- Data entries -

** start **

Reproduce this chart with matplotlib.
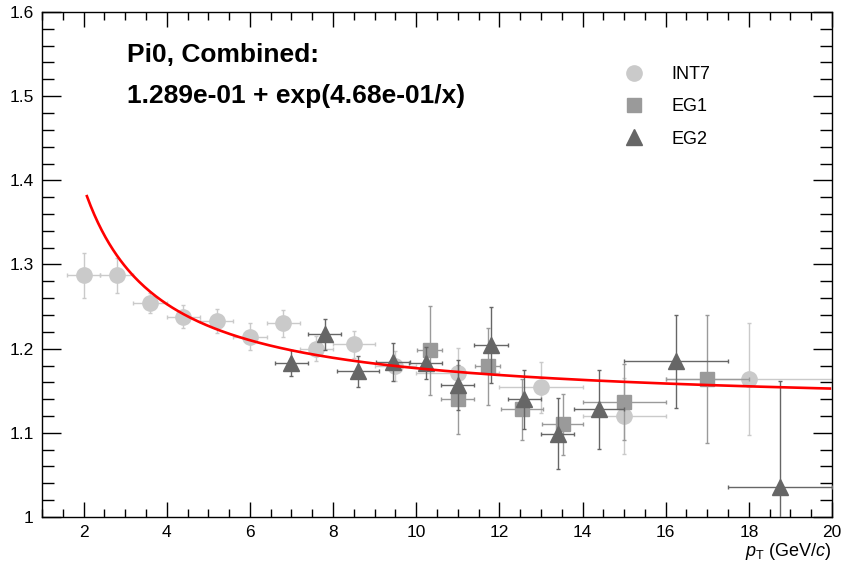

** end **
** start **

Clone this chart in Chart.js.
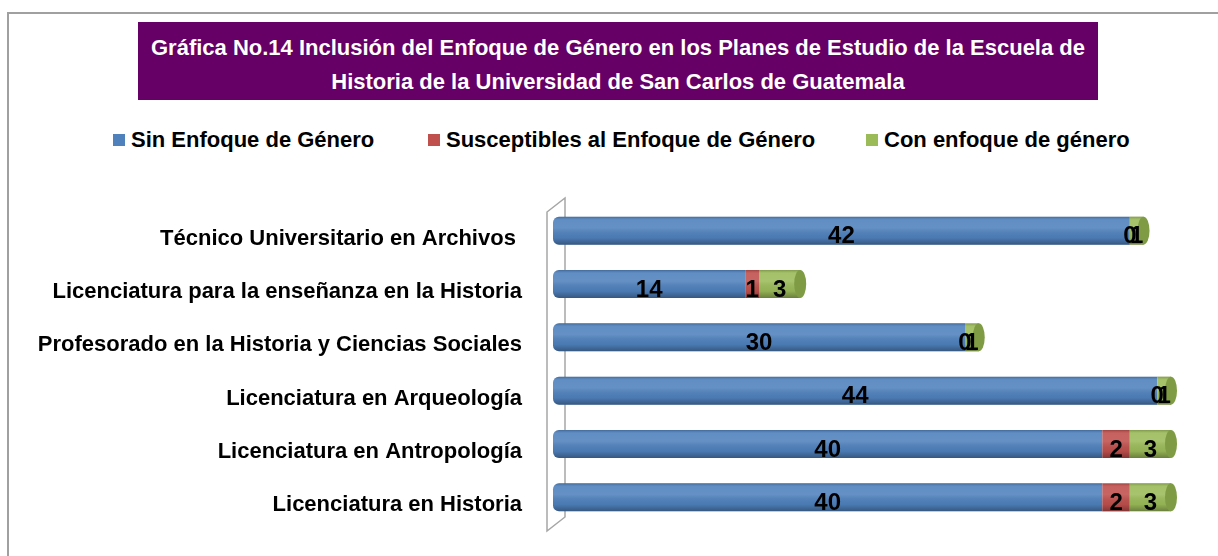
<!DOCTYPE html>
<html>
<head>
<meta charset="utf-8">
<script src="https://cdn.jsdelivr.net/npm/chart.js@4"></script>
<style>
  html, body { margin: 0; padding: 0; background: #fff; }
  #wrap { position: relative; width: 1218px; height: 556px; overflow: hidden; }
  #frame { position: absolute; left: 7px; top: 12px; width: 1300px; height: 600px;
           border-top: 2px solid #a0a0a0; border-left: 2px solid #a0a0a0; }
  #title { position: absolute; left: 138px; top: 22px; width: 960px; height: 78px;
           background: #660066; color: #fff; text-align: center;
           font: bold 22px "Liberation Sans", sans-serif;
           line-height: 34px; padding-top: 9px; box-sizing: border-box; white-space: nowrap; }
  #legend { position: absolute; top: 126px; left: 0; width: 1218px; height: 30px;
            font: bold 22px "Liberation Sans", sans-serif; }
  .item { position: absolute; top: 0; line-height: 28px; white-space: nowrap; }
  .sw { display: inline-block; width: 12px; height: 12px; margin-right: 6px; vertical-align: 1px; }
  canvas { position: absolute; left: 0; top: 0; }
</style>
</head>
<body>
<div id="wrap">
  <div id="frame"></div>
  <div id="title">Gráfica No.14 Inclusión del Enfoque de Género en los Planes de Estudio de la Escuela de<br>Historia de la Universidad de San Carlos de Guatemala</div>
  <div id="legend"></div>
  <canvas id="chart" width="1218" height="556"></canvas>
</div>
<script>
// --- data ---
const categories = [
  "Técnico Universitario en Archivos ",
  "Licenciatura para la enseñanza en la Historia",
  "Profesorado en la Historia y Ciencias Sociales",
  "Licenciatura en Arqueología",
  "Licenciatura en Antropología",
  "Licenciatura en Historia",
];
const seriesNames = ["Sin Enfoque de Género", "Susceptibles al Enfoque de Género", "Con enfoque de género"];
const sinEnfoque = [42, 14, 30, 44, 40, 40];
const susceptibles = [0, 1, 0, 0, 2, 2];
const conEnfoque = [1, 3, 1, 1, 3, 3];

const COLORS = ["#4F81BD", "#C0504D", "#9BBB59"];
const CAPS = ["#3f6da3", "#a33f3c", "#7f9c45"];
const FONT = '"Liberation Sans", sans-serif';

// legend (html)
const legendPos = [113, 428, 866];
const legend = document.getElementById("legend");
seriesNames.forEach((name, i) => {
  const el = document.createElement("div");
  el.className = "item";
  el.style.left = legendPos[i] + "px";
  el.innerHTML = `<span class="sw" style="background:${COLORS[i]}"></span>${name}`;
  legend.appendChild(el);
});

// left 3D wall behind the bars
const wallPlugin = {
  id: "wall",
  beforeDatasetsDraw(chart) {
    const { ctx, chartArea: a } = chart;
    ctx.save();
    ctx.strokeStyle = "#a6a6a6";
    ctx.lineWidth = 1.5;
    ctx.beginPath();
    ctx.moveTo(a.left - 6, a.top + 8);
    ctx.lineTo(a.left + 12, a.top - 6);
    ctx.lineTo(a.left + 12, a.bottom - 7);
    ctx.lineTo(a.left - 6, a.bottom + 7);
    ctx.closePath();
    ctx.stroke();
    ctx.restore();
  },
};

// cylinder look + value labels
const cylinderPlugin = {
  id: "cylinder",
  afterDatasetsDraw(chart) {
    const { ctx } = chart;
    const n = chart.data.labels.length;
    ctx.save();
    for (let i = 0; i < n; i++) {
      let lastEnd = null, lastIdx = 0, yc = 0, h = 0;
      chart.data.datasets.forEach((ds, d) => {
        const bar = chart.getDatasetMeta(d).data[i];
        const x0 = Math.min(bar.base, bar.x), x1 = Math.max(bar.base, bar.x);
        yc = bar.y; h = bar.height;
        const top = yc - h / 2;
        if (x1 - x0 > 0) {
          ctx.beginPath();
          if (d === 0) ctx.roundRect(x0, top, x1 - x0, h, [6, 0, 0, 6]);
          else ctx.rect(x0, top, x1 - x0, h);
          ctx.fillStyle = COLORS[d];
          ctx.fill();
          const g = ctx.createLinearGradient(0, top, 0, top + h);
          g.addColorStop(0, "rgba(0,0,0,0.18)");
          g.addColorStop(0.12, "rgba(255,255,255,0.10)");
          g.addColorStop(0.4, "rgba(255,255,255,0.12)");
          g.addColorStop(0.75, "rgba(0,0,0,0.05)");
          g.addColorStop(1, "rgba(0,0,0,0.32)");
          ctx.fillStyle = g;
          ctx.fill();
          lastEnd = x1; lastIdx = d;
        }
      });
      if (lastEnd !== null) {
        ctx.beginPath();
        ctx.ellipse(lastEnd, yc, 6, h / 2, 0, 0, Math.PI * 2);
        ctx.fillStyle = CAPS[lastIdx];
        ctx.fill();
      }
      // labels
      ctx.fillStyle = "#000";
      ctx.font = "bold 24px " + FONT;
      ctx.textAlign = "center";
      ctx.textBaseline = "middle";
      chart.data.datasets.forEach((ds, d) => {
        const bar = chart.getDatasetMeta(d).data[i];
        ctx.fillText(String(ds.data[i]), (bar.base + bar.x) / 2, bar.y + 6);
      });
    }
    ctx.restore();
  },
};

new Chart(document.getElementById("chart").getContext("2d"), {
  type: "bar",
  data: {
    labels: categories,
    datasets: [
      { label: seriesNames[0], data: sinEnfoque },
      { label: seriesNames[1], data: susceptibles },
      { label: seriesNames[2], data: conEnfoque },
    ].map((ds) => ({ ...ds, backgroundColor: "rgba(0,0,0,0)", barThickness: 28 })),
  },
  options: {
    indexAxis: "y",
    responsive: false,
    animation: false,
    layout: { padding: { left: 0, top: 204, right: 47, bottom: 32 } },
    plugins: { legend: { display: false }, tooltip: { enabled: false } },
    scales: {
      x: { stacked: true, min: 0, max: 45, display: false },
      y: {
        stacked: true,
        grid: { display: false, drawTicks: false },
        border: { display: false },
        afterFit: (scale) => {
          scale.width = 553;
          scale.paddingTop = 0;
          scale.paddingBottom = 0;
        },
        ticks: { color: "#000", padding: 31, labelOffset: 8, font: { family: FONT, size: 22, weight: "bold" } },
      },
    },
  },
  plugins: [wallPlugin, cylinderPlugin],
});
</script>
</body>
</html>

** end **

- Problem details -
Select and copy each line from the data that includes the word "this".

- Solution -
Reproduce this chart with matplotlib.
Clone this chart in Chart.js.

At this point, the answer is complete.